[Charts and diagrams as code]
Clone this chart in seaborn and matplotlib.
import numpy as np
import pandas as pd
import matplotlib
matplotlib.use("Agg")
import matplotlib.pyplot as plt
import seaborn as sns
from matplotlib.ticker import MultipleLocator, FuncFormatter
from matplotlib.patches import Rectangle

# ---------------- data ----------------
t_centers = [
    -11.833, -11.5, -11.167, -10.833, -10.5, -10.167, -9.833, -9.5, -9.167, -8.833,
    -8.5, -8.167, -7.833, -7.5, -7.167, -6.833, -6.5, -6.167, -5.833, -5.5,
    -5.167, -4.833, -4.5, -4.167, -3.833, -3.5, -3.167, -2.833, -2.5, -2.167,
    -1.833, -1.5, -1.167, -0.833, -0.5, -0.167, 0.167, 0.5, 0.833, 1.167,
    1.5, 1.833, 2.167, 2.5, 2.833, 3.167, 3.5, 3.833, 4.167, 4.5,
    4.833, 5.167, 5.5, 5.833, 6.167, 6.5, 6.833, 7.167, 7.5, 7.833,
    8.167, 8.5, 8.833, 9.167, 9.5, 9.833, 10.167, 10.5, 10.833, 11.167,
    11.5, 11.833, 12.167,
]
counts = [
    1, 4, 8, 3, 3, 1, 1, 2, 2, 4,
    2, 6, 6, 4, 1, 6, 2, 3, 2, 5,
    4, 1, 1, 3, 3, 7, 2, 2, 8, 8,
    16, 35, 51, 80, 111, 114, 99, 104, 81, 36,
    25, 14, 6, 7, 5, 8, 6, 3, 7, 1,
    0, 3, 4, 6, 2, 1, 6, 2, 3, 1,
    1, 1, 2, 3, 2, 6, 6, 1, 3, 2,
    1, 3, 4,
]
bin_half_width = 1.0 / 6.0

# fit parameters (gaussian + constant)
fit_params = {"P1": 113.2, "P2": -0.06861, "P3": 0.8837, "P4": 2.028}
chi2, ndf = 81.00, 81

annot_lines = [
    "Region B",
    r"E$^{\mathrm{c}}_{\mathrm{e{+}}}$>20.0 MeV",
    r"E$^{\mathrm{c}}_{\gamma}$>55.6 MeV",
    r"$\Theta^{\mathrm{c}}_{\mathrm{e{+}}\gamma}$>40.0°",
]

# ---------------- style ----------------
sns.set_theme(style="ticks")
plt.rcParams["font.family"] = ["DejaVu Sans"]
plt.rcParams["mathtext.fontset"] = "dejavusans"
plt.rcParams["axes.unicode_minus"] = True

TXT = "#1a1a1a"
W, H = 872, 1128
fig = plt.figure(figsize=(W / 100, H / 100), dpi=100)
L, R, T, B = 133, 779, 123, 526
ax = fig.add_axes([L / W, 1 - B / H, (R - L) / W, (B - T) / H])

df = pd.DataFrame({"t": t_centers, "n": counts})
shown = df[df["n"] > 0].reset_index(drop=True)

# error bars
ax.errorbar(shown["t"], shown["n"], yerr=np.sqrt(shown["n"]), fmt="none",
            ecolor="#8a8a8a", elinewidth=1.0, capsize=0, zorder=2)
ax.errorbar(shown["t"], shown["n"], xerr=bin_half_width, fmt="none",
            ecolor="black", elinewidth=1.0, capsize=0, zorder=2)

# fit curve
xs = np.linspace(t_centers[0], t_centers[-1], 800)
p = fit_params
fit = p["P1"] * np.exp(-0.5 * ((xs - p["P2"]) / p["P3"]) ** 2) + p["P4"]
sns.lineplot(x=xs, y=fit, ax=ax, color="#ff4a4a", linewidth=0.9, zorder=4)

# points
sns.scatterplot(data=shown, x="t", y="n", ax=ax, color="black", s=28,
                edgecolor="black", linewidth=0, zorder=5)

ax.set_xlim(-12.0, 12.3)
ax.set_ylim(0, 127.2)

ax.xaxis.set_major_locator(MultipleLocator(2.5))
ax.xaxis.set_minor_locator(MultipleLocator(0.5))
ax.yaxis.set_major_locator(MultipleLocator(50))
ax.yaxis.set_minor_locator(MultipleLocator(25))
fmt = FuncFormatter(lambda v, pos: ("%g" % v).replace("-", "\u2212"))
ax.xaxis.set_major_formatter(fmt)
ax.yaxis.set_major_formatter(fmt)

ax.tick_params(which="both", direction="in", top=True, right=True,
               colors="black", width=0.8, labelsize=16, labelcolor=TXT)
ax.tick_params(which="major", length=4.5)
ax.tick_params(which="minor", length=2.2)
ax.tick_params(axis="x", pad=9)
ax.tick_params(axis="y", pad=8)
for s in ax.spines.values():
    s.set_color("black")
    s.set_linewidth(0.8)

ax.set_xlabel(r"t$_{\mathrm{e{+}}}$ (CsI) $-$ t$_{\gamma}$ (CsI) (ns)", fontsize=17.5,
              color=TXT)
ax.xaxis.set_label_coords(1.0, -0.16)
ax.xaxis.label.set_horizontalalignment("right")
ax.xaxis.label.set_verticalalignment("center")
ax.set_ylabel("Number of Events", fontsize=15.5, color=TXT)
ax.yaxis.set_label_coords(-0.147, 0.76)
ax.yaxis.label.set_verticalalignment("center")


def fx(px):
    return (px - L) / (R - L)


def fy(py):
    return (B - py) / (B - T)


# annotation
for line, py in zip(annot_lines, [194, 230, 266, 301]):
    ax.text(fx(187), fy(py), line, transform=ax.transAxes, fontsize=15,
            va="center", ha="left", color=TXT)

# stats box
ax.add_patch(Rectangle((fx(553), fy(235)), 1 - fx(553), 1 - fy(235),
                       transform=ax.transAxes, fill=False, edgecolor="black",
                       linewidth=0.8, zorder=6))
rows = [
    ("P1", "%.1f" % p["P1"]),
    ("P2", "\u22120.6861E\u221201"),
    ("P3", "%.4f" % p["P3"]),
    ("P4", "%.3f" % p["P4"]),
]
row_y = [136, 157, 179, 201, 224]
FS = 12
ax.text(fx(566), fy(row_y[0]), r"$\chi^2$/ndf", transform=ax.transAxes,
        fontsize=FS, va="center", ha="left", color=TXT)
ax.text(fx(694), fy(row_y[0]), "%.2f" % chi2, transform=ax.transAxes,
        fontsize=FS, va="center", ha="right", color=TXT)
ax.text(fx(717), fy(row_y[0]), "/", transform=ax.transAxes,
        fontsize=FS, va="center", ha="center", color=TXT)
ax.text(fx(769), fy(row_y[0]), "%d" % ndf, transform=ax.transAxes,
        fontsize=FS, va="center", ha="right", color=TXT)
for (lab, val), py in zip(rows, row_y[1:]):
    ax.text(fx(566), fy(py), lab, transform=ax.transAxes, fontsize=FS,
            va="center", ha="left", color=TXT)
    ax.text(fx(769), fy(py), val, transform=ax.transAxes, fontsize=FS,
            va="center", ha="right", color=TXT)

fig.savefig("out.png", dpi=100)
* * *
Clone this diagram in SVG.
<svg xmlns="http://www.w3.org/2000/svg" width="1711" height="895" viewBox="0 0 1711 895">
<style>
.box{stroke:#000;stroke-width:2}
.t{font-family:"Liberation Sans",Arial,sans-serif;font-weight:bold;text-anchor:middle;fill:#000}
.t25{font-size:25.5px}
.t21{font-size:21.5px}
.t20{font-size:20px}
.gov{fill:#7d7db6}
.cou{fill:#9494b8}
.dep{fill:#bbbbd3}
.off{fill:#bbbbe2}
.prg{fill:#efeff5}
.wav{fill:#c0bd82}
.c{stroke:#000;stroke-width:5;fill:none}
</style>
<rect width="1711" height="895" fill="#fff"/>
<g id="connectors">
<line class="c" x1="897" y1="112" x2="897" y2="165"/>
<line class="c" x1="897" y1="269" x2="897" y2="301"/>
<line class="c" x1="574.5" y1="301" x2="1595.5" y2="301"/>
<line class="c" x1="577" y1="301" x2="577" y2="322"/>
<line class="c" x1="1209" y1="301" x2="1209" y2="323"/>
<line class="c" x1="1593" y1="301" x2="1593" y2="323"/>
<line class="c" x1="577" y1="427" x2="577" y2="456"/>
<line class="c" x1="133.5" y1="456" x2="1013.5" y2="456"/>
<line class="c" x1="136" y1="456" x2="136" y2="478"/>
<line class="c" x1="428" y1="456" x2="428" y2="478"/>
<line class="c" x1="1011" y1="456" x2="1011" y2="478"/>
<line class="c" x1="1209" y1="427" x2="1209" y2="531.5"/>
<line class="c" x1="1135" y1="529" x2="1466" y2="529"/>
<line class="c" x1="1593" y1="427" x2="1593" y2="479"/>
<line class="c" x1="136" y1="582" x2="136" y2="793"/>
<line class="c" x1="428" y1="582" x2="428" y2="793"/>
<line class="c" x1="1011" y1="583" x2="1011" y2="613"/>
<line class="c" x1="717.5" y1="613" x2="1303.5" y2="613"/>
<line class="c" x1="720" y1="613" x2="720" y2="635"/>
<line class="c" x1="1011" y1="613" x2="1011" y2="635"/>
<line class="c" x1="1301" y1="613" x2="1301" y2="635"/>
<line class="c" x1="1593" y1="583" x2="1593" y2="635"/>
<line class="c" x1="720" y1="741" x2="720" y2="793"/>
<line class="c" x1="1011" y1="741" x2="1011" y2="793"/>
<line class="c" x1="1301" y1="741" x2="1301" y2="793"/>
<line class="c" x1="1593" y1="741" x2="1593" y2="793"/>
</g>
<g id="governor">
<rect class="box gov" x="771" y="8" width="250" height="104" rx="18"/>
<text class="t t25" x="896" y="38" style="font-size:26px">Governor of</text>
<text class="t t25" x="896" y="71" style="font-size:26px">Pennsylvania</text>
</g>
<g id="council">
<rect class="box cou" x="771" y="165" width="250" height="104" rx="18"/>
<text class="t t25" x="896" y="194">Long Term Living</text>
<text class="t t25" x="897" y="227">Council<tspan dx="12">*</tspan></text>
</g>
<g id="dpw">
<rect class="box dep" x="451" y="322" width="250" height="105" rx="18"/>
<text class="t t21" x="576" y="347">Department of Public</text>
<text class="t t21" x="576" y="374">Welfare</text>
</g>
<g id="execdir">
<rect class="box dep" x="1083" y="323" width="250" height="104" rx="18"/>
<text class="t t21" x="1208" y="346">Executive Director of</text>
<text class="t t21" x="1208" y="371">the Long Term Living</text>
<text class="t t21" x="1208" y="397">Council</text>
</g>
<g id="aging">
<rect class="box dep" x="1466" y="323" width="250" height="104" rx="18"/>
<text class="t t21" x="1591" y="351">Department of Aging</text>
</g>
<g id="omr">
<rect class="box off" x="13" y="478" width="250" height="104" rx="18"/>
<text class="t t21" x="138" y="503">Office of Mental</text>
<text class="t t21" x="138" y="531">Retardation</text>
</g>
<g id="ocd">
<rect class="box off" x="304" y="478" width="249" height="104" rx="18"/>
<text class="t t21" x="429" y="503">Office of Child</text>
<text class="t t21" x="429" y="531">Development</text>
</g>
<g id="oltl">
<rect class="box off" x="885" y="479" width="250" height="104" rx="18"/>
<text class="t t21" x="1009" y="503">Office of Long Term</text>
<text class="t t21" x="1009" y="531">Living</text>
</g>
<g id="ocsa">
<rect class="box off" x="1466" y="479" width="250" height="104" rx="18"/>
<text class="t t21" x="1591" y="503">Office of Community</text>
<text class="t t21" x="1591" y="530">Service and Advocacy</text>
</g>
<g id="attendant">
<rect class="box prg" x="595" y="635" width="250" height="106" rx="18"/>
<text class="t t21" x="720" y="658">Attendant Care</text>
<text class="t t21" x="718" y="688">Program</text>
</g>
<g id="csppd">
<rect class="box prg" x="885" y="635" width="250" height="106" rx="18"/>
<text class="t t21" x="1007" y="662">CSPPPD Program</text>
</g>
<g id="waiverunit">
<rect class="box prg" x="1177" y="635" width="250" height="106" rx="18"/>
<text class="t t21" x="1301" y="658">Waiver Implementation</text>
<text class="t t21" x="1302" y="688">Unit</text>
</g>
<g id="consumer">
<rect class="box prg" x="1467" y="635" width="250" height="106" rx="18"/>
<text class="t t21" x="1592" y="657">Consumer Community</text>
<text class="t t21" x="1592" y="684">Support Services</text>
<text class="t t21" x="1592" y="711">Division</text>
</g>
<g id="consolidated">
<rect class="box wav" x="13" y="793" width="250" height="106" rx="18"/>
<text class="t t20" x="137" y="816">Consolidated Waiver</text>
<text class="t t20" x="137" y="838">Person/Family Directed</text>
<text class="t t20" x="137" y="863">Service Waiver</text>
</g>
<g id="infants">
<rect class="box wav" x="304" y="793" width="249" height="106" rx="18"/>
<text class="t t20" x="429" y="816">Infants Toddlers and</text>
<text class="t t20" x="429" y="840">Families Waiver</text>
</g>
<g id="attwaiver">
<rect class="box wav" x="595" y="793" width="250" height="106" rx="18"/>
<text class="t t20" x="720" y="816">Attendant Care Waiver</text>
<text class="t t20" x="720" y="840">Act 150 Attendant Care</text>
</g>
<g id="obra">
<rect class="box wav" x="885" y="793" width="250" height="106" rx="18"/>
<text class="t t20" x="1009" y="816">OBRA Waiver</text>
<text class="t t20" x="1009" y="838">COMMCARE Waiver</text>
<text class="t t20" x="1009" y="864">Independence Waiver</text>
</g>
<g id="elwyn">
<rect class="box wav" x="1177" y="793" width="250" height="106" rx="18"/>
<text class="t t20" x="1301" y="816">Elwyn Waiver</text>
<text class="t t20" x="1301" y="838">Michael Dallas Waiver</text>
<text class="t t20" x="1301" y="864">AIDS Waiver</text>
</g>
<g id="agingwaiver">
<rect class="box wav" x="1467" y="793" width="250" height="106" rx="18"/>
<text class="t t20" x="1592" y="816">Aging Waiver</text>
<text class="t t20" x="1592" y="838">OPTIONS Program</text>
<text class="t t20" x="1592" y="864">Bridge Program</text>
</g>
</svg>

Stated task:
Exactly the lines from the line with "Clone this chart in seaborn and matplotlib." to the line with "from matplotlib.patches import Rectangle", both included, are to be extracted, and no others.

Output:
Clone this chart in seaborn and matplotlib.
import numpy as np
import pandas as pd
import matplotlib
matplotlib.use("Agg")
import matplotlib.pyplot as plt
import seaborn as sns
from matplotlib.ticker import MultipleLocator, FuncFormatter
from matplotlib.patches import Rectangle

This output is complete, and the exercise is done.